November 27, 2018

Hope Radio Goes on Air in Kiribati

Tracey Bridcutt, Adventist Record

The South Pacific region’s newest Hope Radio station has hit the airwaves, with the aim of sharing news of Jesus to the residents of Kiribati.

The new station is located at the Kiribati Mission headquarters at Korobu, South Tarawa. On Monday, November 12, it went on the air for the first time. Radio announcer Tarataake Angirio made the first transmission, later saying that it was a historic day for the Seventh-day Adventist Church in that nation.

“It was something to be happy about and to be proud of as Seventh-day Adventist members; for the first time in history, we have radio,” he said.

The new station, an initiative of the Trans Pacific Union Mission based in Suva, Fiji, is scheduled to officially open on Thursday, December 13, 2018.

“We praise God for this new project, which will take the good news of salvation further to the homes of people we do not know,” Kiribati Mission president Luther Taniveke said. “The project is completed with a few housekeeping jobs that our boys will finally put in place. I am excited [about] this media project because one of our 2020 visions has [been] completed.”

Construction at the site began in September, when a team of 40 workers dug the foundations, constructed the footings, and poured concrete slab for the 50m (164ft) radio transmission tower base. In recent weeks, riggers Dale Dawson, Dale Main, and Chris Nilsson from Sydney, Australia, built the tower and commissioned the radio station with the help of six Kiribati men, who were trained as riggers in the process.
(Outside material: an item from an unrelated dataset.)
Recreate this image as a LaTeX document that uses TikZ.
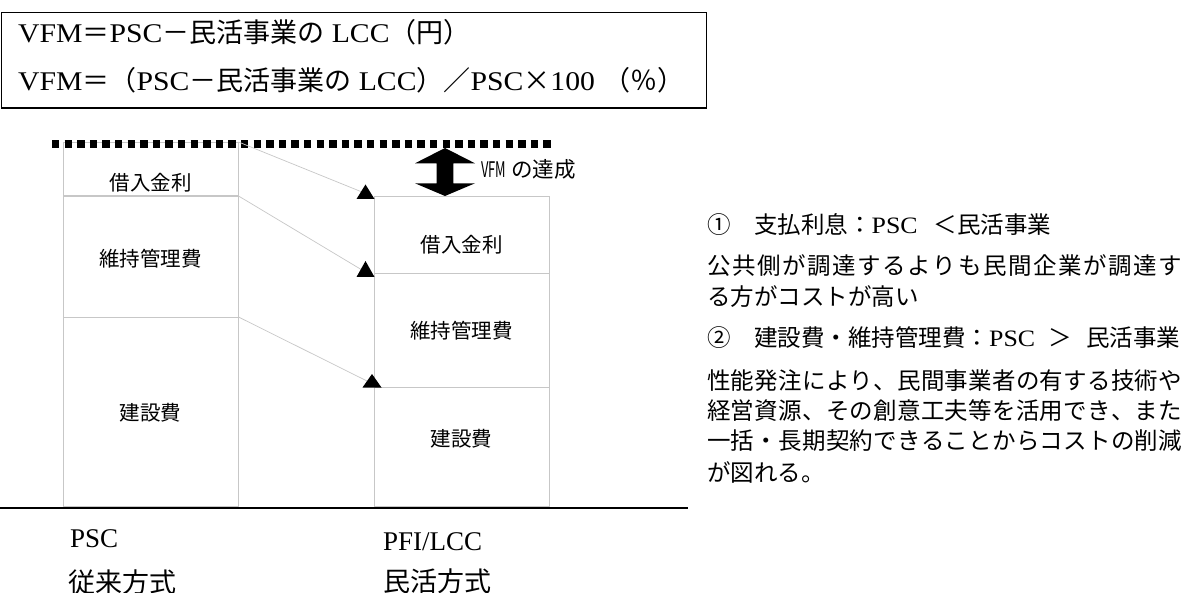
\documentclass[tikz,border=0pt]{standalone}
\usepackage{fontspec}
\usepackage{graphicx}
\setmainfont{Liberation Serif}
\newfontfamily\wserif[FakeStretch=1.1]{Liberation Serif}
\newfontfamily\jp{Noto Sans CJK JP}
\makeatletter
\def\jspread#1{\jspread@a#1\relax}
\def\jspread@a#1#2{#1\ifx\relax#2\else\hskip0pt plus 1fil\expandafter\jspread@a\expandafter#2\fi}
\makeatother
\tikzset{
  cbox/.style={draw=black!22, line width=0.8pt, inner sep=0pt, outer sep=0pt, anchor=north west},
  lab/.style={font=\jp\fontsize{20.5pt}{24pt}\selectfont, inner sep=0pt, anchor=base},
  rtxt/.style={font=\wserif\fontsize{23.5pt}{28pt}\selectfont, inner sep=0pt, anchor=base west},
  ttxt/.style={font=\wserif\fontsize{27pt}{32pt}\selectfont, inner sep=0pt, anchor=base west},
  btxt/.style={font=\fontsize{27pt}{32pt}\selectfont, inner sep=0pt, anchor=base west},
  conn/.style={draw=black!22, line width=0.7pt},
  dots/.style={line width=8.3pt, dash pattern=on 7.3pt off 5.3pt},
  tri/.style={fill=black},
  rule/.style={line width=1.8pt}
}
\begin{document}
\begin{tikzpicture}[x=1pt,y=-1pt]
\useasboundingbox (0,0) rectangle (1185,593);
\fill[white] (0,0) rectangle (1185,593);

% formula box
\node[draw=black, line width=1.8pt, minimum width=705pt, minimum height=95.5pt, inner sep=0pt, outer sep=0pt, anchor=north west] (F) at (1.5,12.5) {};
\node[ttxt] (F1) at (18,43) {VFM{\jp ＝}PSC{\jp －民活事業の} LCC{\jp （円）}};
\node[ttxt] (F2) at (18,91) {VFM{\jp ＝（}PSC{\jp －民活事業の} LCC{\jp ）／}PSC\makebox[27pt]{\jp ×}100\hspace{8pt}{\jp （％）}};

% PSC column
\node[cbox, minimum width=175.5pt, minimum height=53pt] (L1) at (63,142) {};
\node[cbox, minimum width=175.5pt, minimum height=121pt] (L2) at (63,196) {};
\node[cbox, minimum width=175.5pt, minimum height=189pt] (L3) at (63,317) {};
% PFI column
\node[cbox, minimum width=175pt, minimum height=77pt] (R1) at (374,196) {};
\node[cbox, minimum width=175pt, minimum height=114pt] (R2) at (374,273) {};
\node[cbox, minimum width=175pt, minimum height=119pt] (R3) at (374,387) {};

% labels
\node[lab] (l1) at (150.5,191) {借入金利};
\node[lab] (l2) at (150.5,267) {維持管理費};
\node[lab] (l3) at (150.5,420) {建設費};
\node[lab] (r1) at (461.5,253) {借入金利};
\node[lab] (r2) at (461.5,338) {維持管理費};
\node[lab] (r3) at (461.5,446) {建設費};

% dotted top line (PSC level)
\coordinate (d1) at (52,144);
\coordinate (d2) at (551,144);
\draw[dots] (d1) -- (d2);

% connectors
\coordinate (e1) at (362,192);
\coordinate (e2) at (362,270);
\coordinate (e3) at (369,382);
\draw[conn] (L1.north east) -- (e1);
\draw[conn] (L2.north east) -- (e2);
\draw[conn] (L3.north east) -- (e3);
\coordinate (t1) at (365.5,199);
\coordinate (t2) at (365.5,277);
\coordinate (t3) at (372,387.5);
\fill[tri] (t1) ++(-9,0) -- ++(18,0) -- ++(-9,-14.5) -- cycle;
\fill[tri] (t2) ++(-9,0) -- ++(18,0) -- ++(-9,-16) -- cycle;
\fill[tri] (t3) ++(-9.5,0) -- ++(19,0) -- ++(-9.5,-13.5) -- cycle;

% VFM double arrow
\fill (445,148) -- (475,163.3) -- (453.3,163.3) -- (453.3,183.3) -- (475,183.3) -- (445,196) -- (415,183.3) -- (436.7,183.3) -- (436.7,163.3) -- (415,163.3) -- cycle;
\node[font=\jp\fontsize{21.5pt}{25pt}\selectfont, inner sep=0pt, anchor=base west] (vfm) at (481,178) {\scalebox{0.6}[1]{VFM} の達成};

% base line
\coordinate (b1) at (0,508.3);
\coordinate (b2) at (688,508.3);
\draw[rule] (b1) -- (b2);

% bottom labels
\node[btxt] (n1) at (70,547) {PSC};
\node[btxt] (n2) at (68,592) {\jp 従来方式};
\node[btxt] (n3) at (383,550) {PFI/LCC};
\node[btxt] (n4) at (383,591) {\jp 民活方式};

% explanation text
\node[rtxt] (p1) at (707,234) {{\jp ①　支払利息：}PSC\hspace{16pt}{\jp ＜民活事業}};
\node[rtxt] (p2) at (707,275) {\makebox[475pt][s]{\jp\jspread{公共側が調達するよりも民間企業が調達す}}};
\node[rtxt] (p3) at (707,306) {\jp る方がコストが高い};
\node[rtxt] (p4) at (707,346) {\makebox[473pt][l]{{\jp ②　建設費・維持管理費：}PSC\hfill{\jp ＞}\hfill{\jp 民活事業}}};
\node[rtxt] (p5) at (707,389) {\makebox[475pt][s]{\jp\jspread{性能発注により、民間事業者の有する技術や}}};
\node[rtxt] (p6) at (707,419) {\makebox[475pt][s]{\jp\jspread{経営資源、その創意工夫等を活用でき、また}}};
\node[rtxt] (p7) at (707,449) {\makebox[475pt][s]{\jp\jspread{一括・長期契約できることからコストの削減}}};
\node[rtxt] (p8) at (707,481) {\jp が図れる。};
\end{tikzpicture}
\end{document}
Project manager Colin Dunn said they experienced God’s leading and intervention in many ways.

“I am happy with the final results,” he said. “The process of getting there was quite difficult.”

The final challenge involved the radio licence, according to Dunn. “Our radio licence was 91 MHz, but we discovered, much to our chagrin, that up to 70 percent of the cars on the island — being second-hand Japanese imports — have radios that only receive up to 90 MHz,” Dunn explained.

“What to do? The lower frequencies were all taken up. Tarataake went to visit an ex-president of Kiribati who is still a politician [and] who held a licence for 89 MHz, but who had not been on air for some time. The outcome: he wrote a letter to the communications authority relinquishing his licence, and the commission has now awarded 89 MHz to Hope Radio,” he said.

The new station is aimed at reaching 60 percent of the approximately 119,000 citizens of Kiribati, where the Adventist Church has historically struggled to find a voice, leaders said.